Investors reacted positively, sending shares up more than 13% in extended trading after a day in which the overall market plunged and Oracle’s stock hit a 16-month low.

“Couple a high growth rate in our cloud infrastructure business with the newly acquired Cerner applications business — and Oracle finds itself in position to deliver stellar revenue growth over the next several quarters,” Chief Executive Officer Safra Catz said Monday in a statement. 

Cloud revenue — the highly watched segment that Oracle has been trying to expand — rose 19% to $2.9 billion in the fiscal fourth quarter, the Austin, Texas-based company said. Cloud sales growth had been greater than 20% since Oracle, the second-biggest software maker by revenue, began disclosing it last year.

While sales of applications for management and financial operations have fueled the company’s cloud effort thus far, Oracle “experienced a major increase in demand in our infrastructure cloud business” of 36% in the three-month period ended May 31, Catz said in the statement. 

Cloud revenue will accelerate as much as 25% in the current quarter and more than 30%, in constant currency, in the fiscal year, Catz said during a conference call after the results. That revenue may increase as much as 47% in the period ending in August including cloud sales from Cerner, she added.  

Economic headwinds like inflation and currency volatility could lead to corporate cost-cutting that may help drive cloud adoption, wrote JPMorgan’s Mark Murphy ahead of the results. The fast-growing cloud market is led by Amazon.com Inc., Microsoft Corp. and Alphabet Inc.’s Google.

“Often, customers save money” by moving to Oracle’s cloud infrastructure, Catz said during the call.

Oracle is hoping its $28.3 billion acquisition of Cerner, completed last week, will build inroads in the health care industry, which has been comparatively slow to adopt cloud technology. During the call, co-founder and Chairman Larry Ellison said health care is “clearly going to be our largest business.”

The deal will be accretive to Oracle’s earnings in fiscal year 2023, Catz said. With Cerner now part of Oracle’s business, revenue may increase as much as 19% in the current quarter, she said. Profit, excluding some items, will be $1.04 to $1.08 a share in the period.

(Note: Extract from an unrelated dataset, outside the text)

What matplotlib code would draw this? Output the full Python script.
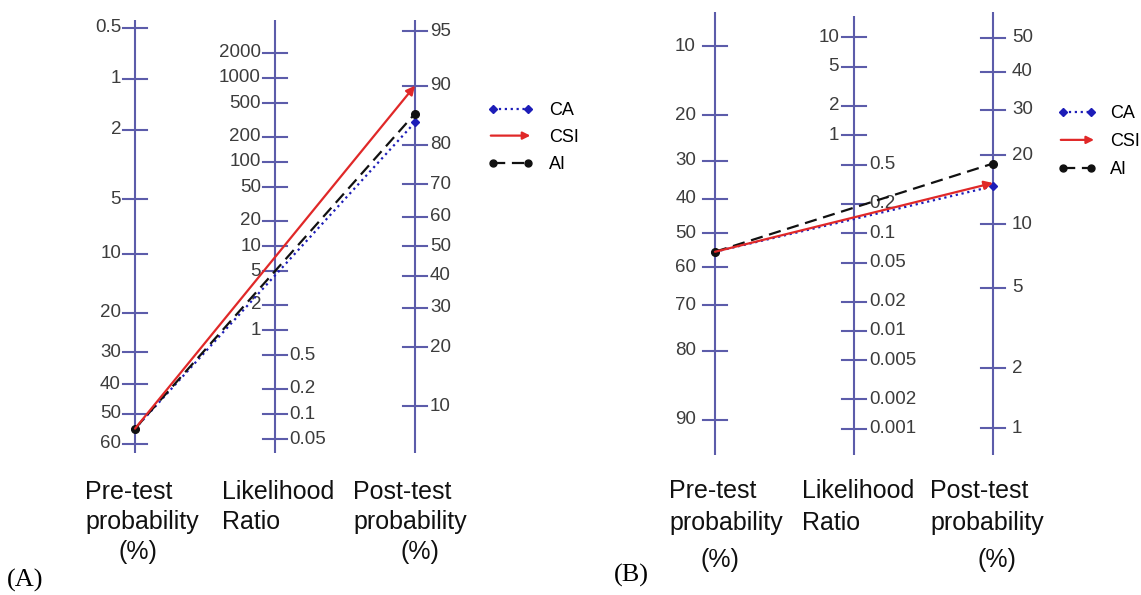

In the fiscal fourth quarter, sales increased 5.5% to $11.8 billion, topping the average analyst estimate of $11.7 billion. The results marked Oracle’s eighth straight quarter of year-over-year revenue increases. Profit, excluding some items, was $1.54 a share, compared with the average estimate of $1.38 a share.  

With a surging US dollar, tech peers with significant overseas exposure including Salesforce Inc. and Microsoft Corp. have seen growth eaten by currency volatility. Oracle, with nearly half of its sales outside the Americas, said quarterly revenue was reduced 5% by currency fluctuations. On Monday, the US dollar hit its highest level since April 2020 as traders bet on an increasingly-rapid round of interest rate hikes from the Federal Reserve.

Oracle’s biggest positive surprise was in license spending, which reflects continuing investment from the company’s customers in uncertain times, said Anurag Rana, an analyst at Bloomberg Intelligence. “It’s a good reflection of broad-based technology spending and bodes well for the entire sector,” he said.

Cloud license and on-premise license sales gained 18% to $2.54 billion, beating the average estimate of $2.17 billion. Sales of the Fusion application for managing corporate finances rose 20% in the quarter, compared with 33% in the previous period. Sales of NetSuite enterprise planning tools, targeted to small- and mid-sized businesses, increased 27%, the same as in the previous quarter.

The shares closed at $64.05 in New York, the lowest value since February 2021, and have slipped 27% this year amid a broad rout among technology companies.